WORK REQUIRED => Exactly reproduce each line of the listing that follows.

GIVEN MATERIAL =>

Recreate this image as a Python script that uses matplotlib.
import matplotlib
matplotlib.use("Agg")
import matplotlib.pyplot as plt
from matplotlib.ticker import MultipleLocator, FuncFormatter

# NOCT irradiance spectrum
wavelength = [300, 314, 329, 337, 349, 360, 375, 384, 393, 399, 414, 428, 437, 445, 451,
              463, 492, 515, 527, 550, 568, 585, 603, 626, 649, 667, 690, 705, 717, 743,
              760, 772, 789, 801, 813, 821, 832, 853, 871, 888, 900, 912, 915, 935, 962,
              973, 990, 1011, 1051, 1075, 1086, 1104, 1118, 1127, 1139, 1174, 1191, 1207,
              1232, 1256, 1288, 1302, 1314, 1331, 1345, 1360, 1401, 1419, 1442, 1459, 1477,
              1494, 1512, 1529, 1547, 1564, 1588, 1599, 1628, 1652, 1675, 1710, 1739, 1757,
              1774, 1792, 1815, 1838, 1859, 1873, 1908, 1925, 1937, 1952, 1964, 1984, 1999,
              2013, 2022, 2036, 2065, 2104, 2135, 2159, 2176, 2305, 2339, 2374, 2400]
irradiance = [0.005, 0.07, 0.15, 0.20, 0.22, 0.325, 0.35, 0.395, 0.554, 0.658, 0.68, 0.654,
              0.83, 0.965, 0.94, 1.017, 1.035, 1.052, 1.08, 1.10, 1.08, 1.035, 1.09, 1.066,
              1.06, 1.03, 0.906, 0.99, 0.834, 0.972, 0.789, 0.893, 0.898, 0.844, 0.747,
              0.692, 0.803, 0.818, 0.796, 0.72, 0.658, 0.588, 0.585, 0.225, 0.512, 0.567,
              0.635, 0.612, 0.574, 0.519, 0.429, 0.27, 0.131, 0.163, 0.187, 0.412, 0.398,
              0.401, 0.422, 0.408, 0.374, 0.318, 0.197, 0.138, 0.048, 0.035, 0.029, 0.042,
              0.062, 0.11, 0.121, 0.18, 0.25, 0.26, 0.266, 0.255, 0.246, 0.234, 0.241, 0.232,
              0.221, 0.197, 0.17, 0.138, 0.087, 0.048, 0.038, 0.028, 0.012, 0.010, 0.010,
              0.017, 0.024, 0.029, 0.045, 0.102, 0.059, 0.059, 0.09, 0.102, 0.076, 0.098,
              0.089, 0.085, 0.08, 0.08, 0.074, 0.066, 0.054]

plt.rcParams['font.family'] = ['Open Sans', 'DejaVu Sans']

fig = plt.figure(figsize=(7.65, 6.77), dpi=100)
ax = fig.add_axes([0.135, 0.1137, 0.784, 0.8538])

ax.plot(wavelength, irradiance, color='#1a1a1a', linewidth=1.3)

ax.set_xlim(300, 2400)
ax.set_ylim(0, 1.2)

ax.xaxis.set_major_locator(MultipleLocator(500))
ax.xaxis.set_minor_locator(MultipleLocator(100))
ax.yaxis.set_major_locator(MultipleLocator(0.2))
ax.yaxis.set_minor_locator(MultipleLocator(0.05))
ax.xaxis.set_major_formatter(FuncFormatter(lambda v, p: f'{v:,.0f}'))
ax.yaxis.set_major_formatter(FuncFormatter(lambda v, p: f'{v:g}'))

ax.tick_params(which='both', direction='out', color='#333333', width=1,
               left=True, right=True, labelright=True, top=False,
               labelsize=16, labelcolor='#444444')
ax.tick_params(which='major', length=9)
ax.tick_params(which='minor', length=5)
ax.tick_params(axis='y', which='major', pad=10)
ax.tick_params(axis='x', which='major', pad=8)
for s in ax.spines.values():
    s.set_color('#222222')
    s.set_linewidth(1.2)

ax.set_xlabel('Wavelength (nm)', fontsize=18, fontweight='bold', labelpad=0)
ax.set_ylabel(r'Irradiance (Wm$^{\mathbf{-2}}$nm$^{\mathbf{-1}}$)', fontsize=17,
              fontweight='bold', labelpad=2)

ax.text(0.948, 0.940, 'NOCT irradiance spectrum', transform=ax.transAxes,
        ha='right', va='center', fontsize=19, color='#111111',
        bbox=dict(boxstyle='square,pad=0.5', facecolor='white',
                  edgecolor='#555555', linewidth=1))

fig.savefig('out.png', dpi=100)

RESPONSE BELOW =>
Recreate this image as a Python script that uses matplotlib.
import matplotlib
matplotlib.use("Agg")
import matplotlib.pyplot as plt
from matplotlib.ticker import MultipleLocator, FuncFormatter

# NOCT irradiance spectrum
wavelength = [300, 314, 329, 337, 349, 360, 375, 384, 393, 399, 414, 428, 437, 445, 451,
              463, 492, 515, 527, 550, 568, 585, 603, 626, 649, 667, 690, 705, 717, 743,
              760, 772, 789, 801, 813, 821, 832, 853, 871, 888, 900, 912, 915, 935, 962,
              973, 990, 1011, 1051, 1075, 1086, 1104, 1118, 1127, 1139, 1174, 1191, 1207,
              1232, 1256, 1288, 1302, 1314, 1331, 1345, 1360, 1401, 1419, 1442, 1459, 1477,
              1494, 1512, 1529, 1547, 1564, 1588, 1599, 1628, 1652, 1675, 1710, 1739, 1757,
              1774, 1792, 1815, 1838, 1859, 1873, 1908, 1925, 1937, 1952, 1964, 1984, 1999,
              2013, 2022, 2036, 2065, 2104, 2135, 2159, 2176, 2305, 2339, 2374, 2400]
irradiance = [0.005, 0.07, 0.15, 0.20, 0.22, 0.325, 0.35, 0.395, 0.554, 0.658, 0.68, 0.654,
              0.83, 0.965, 0.94, 1.017, 1.035, 1.052, 1.08, 1.10, 1.08, 1.035, 1.09, 1.066,
              1.06, 1.03, 0.906, 0.99, 0.834, 0.972, 0.789, 0.893, 0.898, 0.844, 0.747,
              0.692, 0.803, 0.818, 0.796, 0.72, 0.658, 0.588, 0.585, 0.225, 0.512, 0.567,
              0.635, 0.612, 0.574, 0.519, 0.429, 0.27, 0.131, 0.163, 0.187, 0.412, 0.398,
              0.401, 0.422, 0.408, 0.374, 0.318, 0.197, 0.138, 0.048, 0.035, 0.029, 0.042,
              0.062, 0.11, 0.121, 0.18, 0.25, 0.26, 0.266, 0.255, 0.246, 0.234, 0.241, 0.232,
              0.221, 0.197, 0.17, 0.138, 0.087, 0.048, 0.038, 0.028, 0.012, 0.010, 0.010,
              0.017, 0.024, 0.029, 0.045, 0.102, 0.059, 0.059, 0.09, 0.102, 0.076, 0.098,
              0.089, 0.085, 0.08, 0.08, 0.074, 0.066, 0.054]

plt.rcParams['font.family'] = ['Open Sans', 'DejaVu Sans']

fig = plt.figure(figsize=(7.65, 6.77), dpi=100)
ax = fig.add_axes([0.135, 0.1137, 0.784, 0.8538])

ax.plot(wavelength, irradiance, color='#1a1a1a', linewidth=1.3)

ax.set_xlim(300, 2400)
ax.set_ylim(0, 1.2)

ax.xaxis.set_major_locator(MultipleLocator(500))
ax.xaxis.set_minor_locator(MultipleLocator(100))
ax.yaxis.set_major_locator(MultipleLocator(0.2))
ax.yaxis.set_minor_locator(MultipleLocator(0.05))
ax.xaxis.set_major_formatter(FuncFormatter(lambda v, p: f'{v:,.0f}'))
ax.yaxis.set_major_formatter(FuncFormatter(lambda v, p: f'{v:g}'))

ax.tick_params(which='both', direction='out', color='#333333', width=1,
               left=True, right=True, labelright=True, top=False,
               labelsize=16, labelcolor='#444444')
ax.tick_params(which='major', length=9)
ax.tick_params(which='minor', length=5)
ax.tick_params(axis='y', which='major', pad=10)
ax.tick_params(axis='x', which='major', pad=8)
for s in ax.spines.values():
    s.set_color('#222222')
    s.set_linewidth(1.2)

ax.set_xlabel('Wavelength (nm)', fontsize=18, fontweight='bold', labelpad=0)
ax.set_ylabel(r'Irradiance (Wm$^{\mathbf{-2}}$nm$^{\mathbf{-1}}$)', fontsize=17,
              fontweight='bold', labelpad=2)

ax.text(0.948, 0.940, 'NOCT irradiance spectrum', transform=ax.transAxes,
        ha='right', va='center', fontsize=19, color='#111111',
        bbox=dict(boxstyle='square,pad=0.5', facecolor='white',
                  edgecolor='#555555', linewidth=1))

fig.savefig('out.png', dpi=100)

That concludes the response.